Norwegen: Null Punkte
So wurde „Memorial Beach“ nach Erscheinen im Juni 1993 nicht mal verrissen. Es hatte schlicht kaum noch jemanden interessiert. Es war auch kein Jahr mehr für Popbands, schon gar nicht für Skandinavier; die jüngeren Musiker aus dem Raum formierten sich nun im Eurodance-Bereich.
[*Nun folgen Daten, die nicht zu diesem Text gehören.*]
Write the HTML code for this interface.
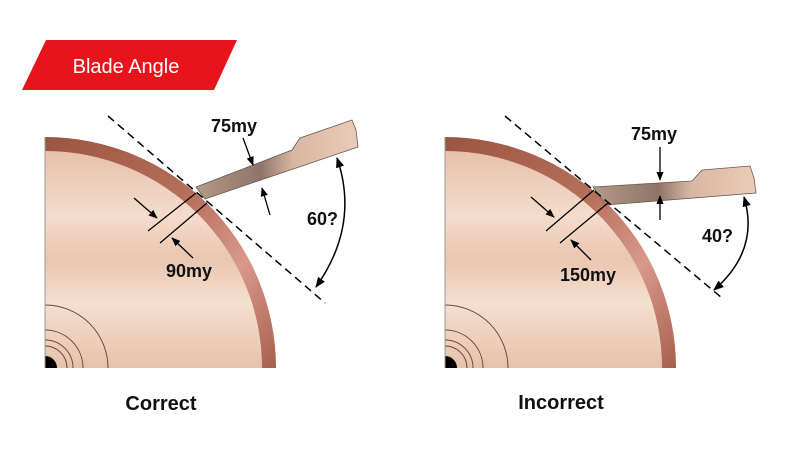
<!DOCTYPE html>
<html><head><meta charset="utf-8"><style>
html,body{margin:0;padding:0;background:#fff;}
svg{display:block;font-family:"Liberation Sans",Arial,sans-serif;}
</style></head><body>
<svg width="800" height="450" viewBox="0 0 800 450">
<defs>
<linearGradient id="disc" x1="0" y1="0" x2="0" y2="1">
<stop offset="0" stop-color="#e6c1ab"/><stop offset="0.3" stop-color="#f4dccb"/><stop offset="0.5" stop-color="#e9c6b0"/><stop offset="0.7" stop-color="#f5dfcf"/><stop offset="1" stop-color="#e6c2ab"/>
</linearGradient>
<linearGradient id="rim" x1="0" y1="0" x2="1" y2="1">
<stop offset="0" stop-color="#9a5440"/><stop offset="0.45" stop-color="#b7705c"/><stop offset="0.7" stop-color="#d9998c"/><stop offset="1" stop-color="#a85f4d"/>
</linearGradient>
<linearGradient id="blade" x1="0" y1="0" x2="1" y2="0">
<stop offset="0" stop-color="#b59a88"/><stop offset="0.4" stop-color="#8e7468"/><stop offset="0.6" stop-color="#d8b8a4"/><stop offset="1" stop-color="#e8cbb8"/>
</linearGradient>
<marker id="ar" viewBox="0 0 10 10" refX="9" refY="5" markerWidth="7" markerHeight="7" orient="auto-start-reverse"><path d="M0,1 L10,5 L0,9 z" fill="#000"/></marker>
</defs>

<polygon points="46,40 237,40 214,90 22,90" fill="#e8141c"/>
<text x="126" y="73" font-size="20" fill="#fff" text-anchor="middle">Blade Angle</text>

<g id="left">
<path d="M45,137 A231,231 0 0 1 276,368 L45,368 Z" fill="url(#rim)"/>
<path d="M45,151 A217,217 0 0 1 262,368 L45,368 Z" fill="url(#disc)"/>
<path d="M45,305 A63,63 0 0 1 108,368" fill="none" stroke="#6b4a3c" stroke-width="1"/>
<path d="M45,330 A38,38 0 0 1 83,368" fill="none" stroke="#6b4a3c" stroke-width="1"/>
<path d="M45,340 A28,28 0 0 1 73,368" fill="none" stroke="#6b4a3c" stroke-width="1"/>
<path d="M45,346 A22,22 0 0 1 67,368" fill="none" stroke="#6b4a3c" stroke-width="1"/>
<path d="M45,356 A12,12 0 0 1 57,368 L45,368Z" fill="#000"/>
<line x1="45" y1="137" x2="45" y2="368" stroke="#999" stroke-width="1"/>
<path d="M196,187 L292,150 L300,138 L352,120 L356,130 L358,147 L205,199 Z" fill="url(#blade)" stroke="#6b5a50" stroke-width="0.8"/>
<line x1="108" y1="116" x2="325" y2="303" stroke="#000" stroke-width="1.5" stroke-dasharray="8,5"/>
<line x1="148" y1="231" x2="196" y2="193" stroke="#000" stroke-width="1.2"/>
<line x1="160" y1="243" x2="207" y2="203" stroke="#000" stroke-width="1.2"/>
<line x1="134" y1="198" x2="157" y2="218" stroke="#000" stroke-width="1.3" marker-end="url(#ar)"/>
<line x1="193" y1="258" x2="172" y2="238" stroke="#000" stroke-width="1.3" marker-end="url(#ar)"/>
<line x1="243" y1="138" x2="253" y2="165" stroke="#000" stroke-width="1.3" marker-end="url(#ar)"/>
<line x1="270" y1="215" x2="262" y2="188" stroke="#000" stroke-width="1.3" marker-end="url(#ar)"/>
<path d="M337,158 Q360,225 316,287" fill="none" stroke="#000" stroke-width="1.5" marker-start="url(#ar)" marker-end="url(#ar)"/>
<text x="211" y="132" font-size="18" font-weight="bold" fill="#111">75my</text>
<text x="307" y="225" font-size="18" font-weight="bold" fill="#111">60?</text>
<text x="166" y="277" font-size="18" font-weight="bold" fill="#111">90my</text>
<text x="161" y="410" font-size="20" font-weight="bold" fill="#111" text-anchor="middle">Correct</text>
</g>

<g id="right">
<path d="M445,137 A231,231 0 0 1 676,368 L445,368 Z" fill="url(#rim)"/>
<path d="M445,151 A217,217 0 0 1 662,368 L445,368 Z" fill="url(#disc)"/>
<path d="M445,305 A63,63 0 0 1 508,368" fill="none" stroke="#6b4a3c" stroke-width="1"/>
<path d="M445,330 A38,38 0 0 1 483,368" fill="none" stroke="#6b4a3c" stroke-width="1"/>
<path d="M445,340 A28,28 0 0 1 473,368" fill="none" stroke="#6b4a3c" stroke-width="1"/>
<path d="M445,346 A22,22 0 0 1 467,368" fill="none" stroke="#6b4a3c" stroke-width="1"/>
<path d="M445,356 A12,12 0 0 1 457,368 L445,368Z" fill="#000"/>
<line x1="445" y1="137" x2="445" y2="368" stroke="#999" stroke-width="1"/>
<path d="M593,187 L692,181 L702,170 L750,166 L754,178 L756,193 L606,205 Z" fill="url(#blade)" stroke="#6b5a50" stroke-width="0.8"/>
<line x1="505" y1="116" x2="722" y2="298" stroke="#000" stroke-width="1.5" stroke-dasharray="8,5"/>
<line x1="546" y1="231" x2="594" y2="190" stroke="#000" stroke-width="1.2"/>
<line x1="560" y1="243" x2="608" y2="203" stroke="#000" stroke-width="1.2"/>
<line x1="531" y1="197" x2="554" y2="217" stroke="#000" stroke-width="1.3" marker-end="url(#ar)"/>
<line x1="591" y1="260" x2="571" y2="240" stroke="#000" stroke-width="1.3" marker-end="url(#ar)"/>
<line x1="660" y1="147" x2="660" y2="180" stroke="#000" stroke-width="1.3" marker-end="url(#ar)"/>
<line x1="660" y1="220" x2="660" y2="196" stroke="#000" stroke-width="1.3" marker-end="url(#ar)"/>
<path d="M744,197 Q760,250 714,290" fill="none" stroke="#000" stroke-width="1.5" marker-start="url(#ar)" marker-end="url(#ar)"/>
<text x="631" y="140" font-size="18" font-weight="bold" fill="#111">75my</text>
<text x="702" y="242" font-size="18" font-weight="bold" fill="#111">40?</text>
<text x="560" y="281" font-size="18" font-weight="bold" fill="#111">150my</text>
<text x="561" y="409" font-size="20" font-weight="bold" fill="#111" text-anchor="middle">Incorrect</text>
</g>
</svg>
</body></html>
Das Jahr 1993 wurde hauptsächlich von Amerikanern regiert, aber eben von Nirvana, Pearl Jam, Lenny, R.E.M. – und dann gab’s höchstens noch die Iren von U2. In dieser Liga konnten A-ha nicht mitspielen. Das Plattencover drückte diese Verzweiflung, den Anschluss nicht zu verpassen, aus. Die drei stehen am „Memorial Beach“, Morten in weißer Jeans und offener schwarzer Lederjacke auf blanker Brust – Modeberatung wie von Tom Tailor und Bruno Banani. Magne ebenso: Stoff offen auf nackter Haut. Nur der schmächtige Waktaar war wieder einmal für die Rolle des gefühlvollen Halbstarken abonniert, in seiner Hosentasche vielleicht ein kleines Taschenmesser, er stellte sich krumm hin wie James Dean, dem Mutti stets zurufen will: Schultern zurück, Brust raus!
Eine große Tournee sollte vor der Trennung noch drin sein, und A-ha zog es auch wieder nach Südamerika, wo sie 1991 in Rio de Janeiro den Rekord für das Konzert mit den meisten zahlenden Zuschauern gebrochen hatten (198.000). Tatsächlich, das belegen die im Netz befindlichen Videos, waren A-ha als Liveband wohl nie besser als vor ihrem Ende 1994.
Sie trauten sich nun auf der Bühne sogar, gelegentlich ihren Überhit „Take On Me“ wegzulassen. Diesen Mut in etwas Neues einfließen zu lassen aber, der fehlte ihnen im Studio dann doch.